CHALLENGE:
Return each line that holds the word "with".
-- -- --
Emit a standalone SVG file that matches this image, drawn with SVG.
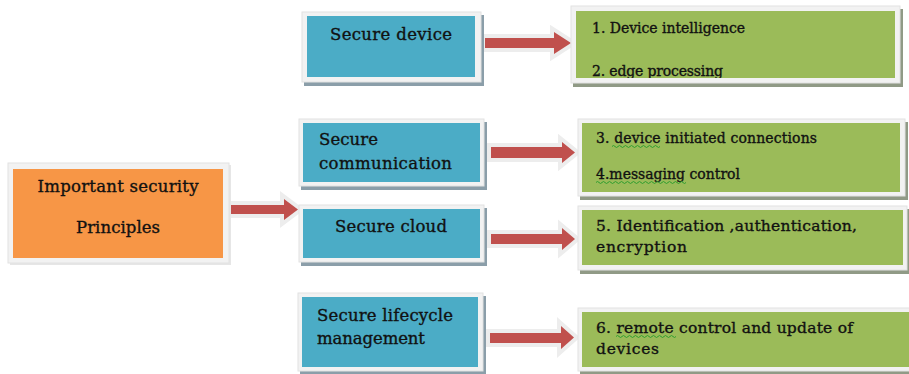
<svg xmlns="http://www.w3.org/2000/svg" width="909" height="374" viewBox="0 0 909 374">
<defs>
<style>
.frame{fill:#f2f2f2;stroke:#e2e2e2;stroke-width:1}
.sb{fill:#8b9ea9}
.sg{fill:#909a86}
.so{fill:#e6e6e6}
.blue{fill:#4bacc6}
.green{fill:#9bbb59}
.orange{fill:#f79646}
.t{font-family:"DejaVu Serif","Liberation Serif",serif;fill:#111;stroke:#111;stroke-width:0.35}
.tb{font-size:16.5px}
.tg{font-size:14px}
.tg2{font-size:15.5px}
.halo{fill:#ededed;stroke:#ededed;stroke-width:8;stroke-linejoin:miter}
.arr{fill:#c0504d}
.sq{fill:none;stroke:#2e9e2e;stroke-width:1}
</style>
<clipPath id="c1"><rect x="576" y="11" width="319" height="67"/></clipPath>
</defs>

<g id="connectors">
  <polygon class="halo" points="216,205 284,205 284,199 298,209.5 284,220 284,214 216,214"/>
  <polygon class="arr" points="216,205 284,205 284,199 298,209.5 284,220 284,214 216,214"/>
  <polygon class="halo" points="485,38 554,38 554,32 571,43 554,54 554,48 485,48"/>
  <polygon class="arr" points="485,38 554,38 554,32 571,43 554,54 554,48 485,48"/>
  <polygon class="halo" points="491,147 562,147 562,142 575,152.5 562,163 562,158 491,158"/>
  <polygon class="arr" points="491,147 562,147 562,142 575,152.5 562,163 562,158 491,158"/>
  <polygon class="halo" points="491,234 562,234 562,228 575,239 562,250 562,244 491,244"/>
  <polygon class="arr" points="491,234 562,234 562,228 575,239 562,250 562,244 491,244"/>
  <polygon class="halo" points="490,333 561,333 561,326 574,337.5 561,349 561,343 490,343"/>
  <polygon class="arr" points="490,333 561,333 561,326 574,337.5 561,349 561,343 490,343"/>
</g>

<g id="principles">
  <rect class="so" x="10" y="165" width="221" height="100"/>
  <rect class="frame" x="8" y="163" width="221" height="100"/>
  <rect class="orange" x="13" y="169" width="210" height="89"/>
  <text class="t tb" x="118" y="192" text-anchor="middle" textLength="161">Important security</text>
  <text class="t tb" x="118" y="233" text-anchor="middle" textLength="84">Principles</text>
</g>

<g id="secure-device">
  <rect class="sb" x="304" y="15" width="180" height="71"/>
  <rect class="frame" x="302" y="12" width="179" height="70"/>
  <rect class="blue" x="307" y="16" width="168" height="61"/>
  <text class="t tb" x="391" y="40" text-anchor="middle" textLength="122">Secure device</text>
</g>

<g id="secure-communication">
  <rect class="sb" x="301" y="122" width="186" height="68"/>
  <rect class="frame" x="299" y="119" width="185" height="67"/>
  <rect class="blue" x="303" y="123" width="177" height="59"/>
  <text class="t tb" x="319" y="145" textLength="59">Secure</text>
  <text class="t tb" x="319" y="169" textLength="133">communication</text>
</g>

<g id="secure-cloud">
  <rect class="sb" x="301" y="208" width="186" height="58"/>
  <rect class="frame" x="299" y="205" width="185" height="57"/>
  <rect class="blue" x="303" y="209" width="177" height="49"/>
  <text class="t tb" x="391" y="232" text-anchor="middle" textLength="112">Secure cloud</text>
</g>

<g id="secure-lifecycle">
  <rect class="sb" x="300" y="296" width="186" height="78"/>
  <rect class="frame" x="298" y="293" width="185" height="78"/>
  <rect class="blue" x="302" y="297" width="176" height="70"/>
  <text class="t tb" x="317" y="321" textLength="136">Secure lifecycle</text>
  <text class="t tb" x="317" y="344" textLength="108">management</text>
</g>

<g id="green-1">
  <rect class="sg" x="573" y="9" width="330" height="78"/>
  <rect class="frame" x="571" y="6" width="329" height="77"/>
  <rect class="green" x="576" y="11" width="319" height="67"/>
  <text class="t tg" x="592" y="33" textLength="153">1. Device intelligence</text>
  <text class="t tg" x="592" y="75.5" textLength="131" clip-path="url(#c1)">2. edge processing</text>
</g>

<g id="green-2">
  <rect class="sg" x="580" y="122" width="328" height="78"/>
  <rect class="frame" x="578" y="119" width="327" height="77"/>
  <rect class="green" x="582" y="123" width="318" height="69"/>
  <text class="t tg" x="596" y="143" textLength="221">3. device initiated connections</text>
  <text class="t tg" x="596" y="179" textLength="144">4.messaging control</text>
  <path class="sq" d="M612,146.5 q1.5,-2 3,0 t3,0 t3,0 t3,0 t3,0 t3,0 t3,0 t3,0 t3,0 t3,0 t3,0 t3,0 t3,0 t3,0 t3,0 t3,0"/>
  <path class="sq" d="M596,182.5 q1.5,-2 3,0 t3,0 t3,0 t3,0 t3,0 t3,0 t3,0 t3,0 t3,0 t3,0 t3,0 t3,0 t3,0 t3,0 t3,0 t3,0 t3,0 t3,0 t3,0 t3,0 t3,0 t3,0 t3,0 t3,0 t3,0 t3,0 t3,0 t3,0 t3,0 t3,0"/>
</g>

<g id="green-3">
  <rect class="sg" x="580" y="209" width="330" height="65"/>
  <rect class="frame" x="578" y="206" width="329" height="64"/>
  <rect class="green" x="582" y="210" width="321" height="55"/>
  <text class="t tg2" x="596" y="231" textLength="261">5. Identification ,authentication,</text>
  <text class="t tg2" x="596" y="252" textLength="91">encryption</text>
</g>

<g id="green-4">
  <rect class="sg" x="580" y="311" width="335" height="65"/>
  <rect class="frame" x="578" y="308" width="335" height="63"/>
  <rect class="green" x="582" y="312" width="330" height="55"/>
  <text class="t tg2" x="596" y="333" textLength="257">6. remote control and update of</text>
  <text class="t tg2" x="596" y="354" textLength="63">devices</text>
  <path class="sq" d="M616,336.5 q1.5,-2 3,0 t3,0 t3,0 t3,0 t3,0 t3,0 t3,0 t3,0 t3,0 t3,0 t3,0 t3,0 t3,0 t3,0 t3,0 t3,0 t3,0 t3,0 t3,0 t3,0"/>
</g>
</svg>
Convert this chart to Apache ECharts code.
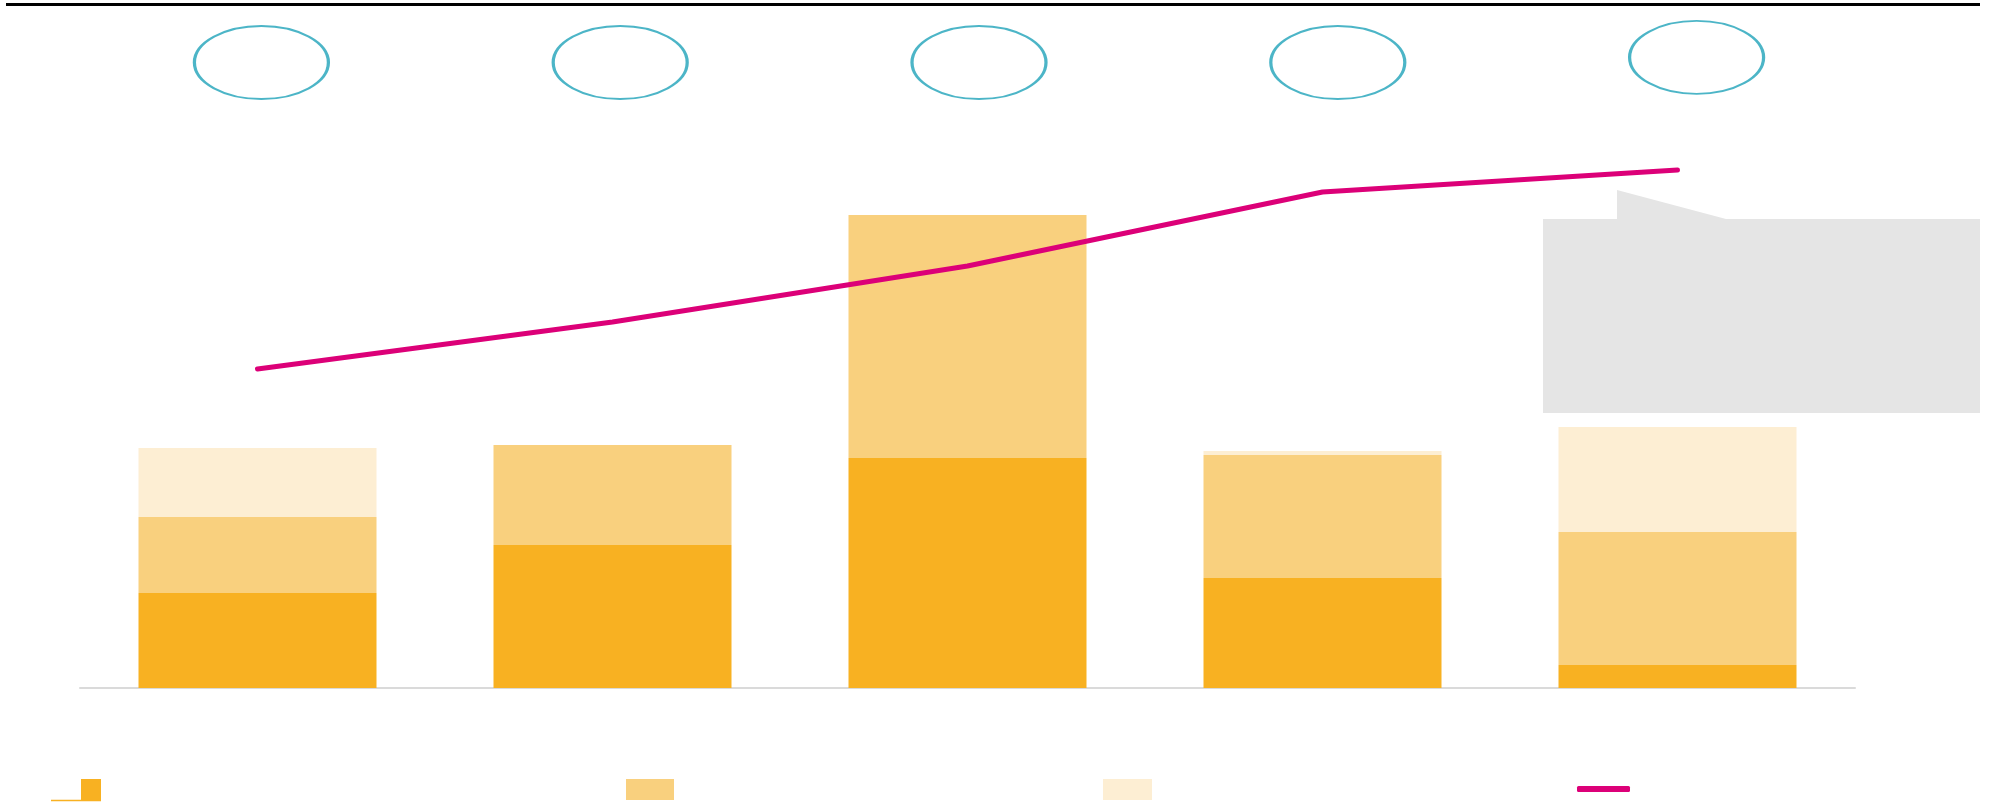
<!DOCTYPE html>
<html>
<head>
<meta charset="utf-8">
<script src="https://cdn.jsdelivr.net/npm/echarts@6/dist/echarts.min.js"></script>
<style>
  html, body { margin: 0; padding: 0; background: #ffffff; }
  #chart { width: 1999px; height: 811px; }
</style>
</head>
<body>
<div id="chart"></div>
<script>
// Categories along the x axis
const categories = ['P1', 'P2', 'P3', 'P4', 'P5'];

// Stacked bar segments (bottom to top)
const baseValues = [19, 28.6, 46, 22, 4.6];
const middleValues = [15.2, 20, 48.6, 24.6, 26.6];
const topValues = [13.8, 0, 0, 0.8, 21];

// Trend line
const trendValues = [63.8, 73.2, 84.4, 99.2, 103.6];

// Height of the badge row above each category
const badgeLevels = [62.5, 62.5, 62.5, 62.5, 67.6];

const seriesNames = ['Segment 1', 'Segment 2', 'Segment 3', 'Trend'];

const COLORS = {
  base: '#F8B122',
  middle: '#F9D07E',
  top: '#FDEED3',
  trend: '#DC0078',
  badge: '#1FA3B9',
  callout: '#E5E5E5',
  axis: '#DADADA'
};

// Smooth ellipse outline built from four cubic curves; stretched to symbolSize
const ellipsePath = 'path://M50,0 C77.6,0 100,22.4 100,50 C100,77.6 77.6,100 50,100 ' +
  'C22.4,100 0,77.6 0,50 C0,22.4 22.4,0 50,0 Z';

const chart = echarts.init(document.getElementById('chart'), null, { renderer: 'canvas' });

const legendBase = {
  orient: 'horizontal',
  padding: 0,
  itemGap: 0,
  formatter: () => '',
  selectedMode: false,
  textStyle: { fontSize: 1 }
};

chart.setOption({
  animation: false,
  backgroundColor: '#ffffff',
  grid: [
    { left: 80, width: 1775, top: 138, bottom: 123, containLabel: false },
    { left: 82, width: 1794, top: 0, height: 125, containLabel: false }
  ],
  xAxis: [
    {
      type: 'category',
      data: categories,
      gridIndex: 0,
      axisLine: { show: true, lineStyle: { color: COLORS.axis, width: 2 } },
      axisTick: { show: false },
      axisLabel: { show: false },
      splitLine: { show: false }
    },
    {
      type: 'category',
      data: categories,
      gridIndex: 1,
      show: false
    }
  ],
  yAxis: [
    {
      type: 'value',
      gridIndex: 0,
      min: 0,
      max: 110,
      show: false
    },
    {
      type: 'value',
      gridIndex: 1,
      min: 0,
      max: 125,
      show: false
    }
  ],
  legend: [
    Object.assign({}, legendBase, {
      data: [seriesNames[0]], left: 81, top: 779,
      itemWidth: 20, itemHeight: 21, icon: 'rect'
    }),
    Object.assign({}, legendBase, {
      data: [seriesNames[1]], left: 626, top: 779,
      itemWidth: 48, itemHeight: 21, icon: 'rect'
    }),
    Object.assign({}, legendBase, {
      data: [seriesNames[2]], left: 1103, top: 779,
      itemWidth: 49, itemHeight: 21, icon: 'rect'
    }),
    Object.assign({}, legendBase, {
      data: [seriesNames[3]], left: 1577, top: 786,
      itemWidth: 53, itemHeight: 6, icon: 'roundRect'
    })
  ],
  graphic: [
    // top rule
    {
      type: 'line',
      shape: { x1: 6, y1: 4.5, x2: 1980, y2: 4.5 },
      style: { stroke: '#000000', lineWidth: 3 },
      silent: true
    },
    // callout panel with pointer
    {
      type: 'polygon',
      shape: {
        points: [
          [1543, 219], [1617, 219], [1617, 190], [1726, 219],
          [1980, 219], [1980, 413], [1543, 413]
        ]
      },
      style: { fill: COLORS.callout },
      silent: true
    },
    // underline beneath the first legend key
    {
      type: 'line',
      shape: { x1: 51, y1: 800.5, x2: 101, y2: 800.5 },
      style: { stroke: COLORS.base, lineWidth: 1.5 },
      silent: true
    }
  ],
  series: [
    {
      name: seriesNames[0],
      type: 'bar',
      stack: 'total',
      xAxisIndex: 0,
      yAxisIndex: 0,
      barWidth: 238,
      data: baseValues,
      itemStyle: { color: COLORS.base },
      emphasis: { disabled: true }
    },
    {
      name: seriesNames[1],
      type: 'bar',
      stack: 'total',
      xAxisIndex: 0,
      yAxisIndex: 0,
      barWidth: 238,
      data: middleValues,
      itemStyle: { color: COLORS.middle },
      emphasis: { disabled: true }
    },
    {
      name: seriesNames[2],
      type: 'bar',
      stack: 'total',
      xAxisIndex: 0,
      yAxisIndex: 0,
      barWidth: 238,
      data: topValues,
      itemStyle: { color: COLORS.top },
      emphasis: { disabled: true }
    },
    {
      name: seriesNames[3],
      type: 'line',
      xAxisIndex: 0,
      yAxisIndex: 0,
      data: trendValues,
      symbol: 'none',
      z: 5,
      itemStyle: { color: COLORS.trend },
      lineStyle: { color: COLORS.trend, width: 5, cap: 'round', join: 'round' },
      emphasis: { disabled: true }
    },
    {
      name: 'Badges',
      type: 'scatter',
      xAxisIndex: 1,
      yAxisIndex: 1,
      data: badgeLevels,
      symbol: ellipsePath,
      symbolSize: [134, 73],
      itemStyle: { color: 'rgba(0,0,0,0)', borderColor: COLORS.badge, borderWidth: 2.4 },
      emphasis: { disabled: true }
    }
  ]
});
</script>
</body>
</html>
-- -- --
ANSWER TO THE TASK:
Emit a standalone SVG file that matches this image, drawn with SVG.
    // callout panel with pointer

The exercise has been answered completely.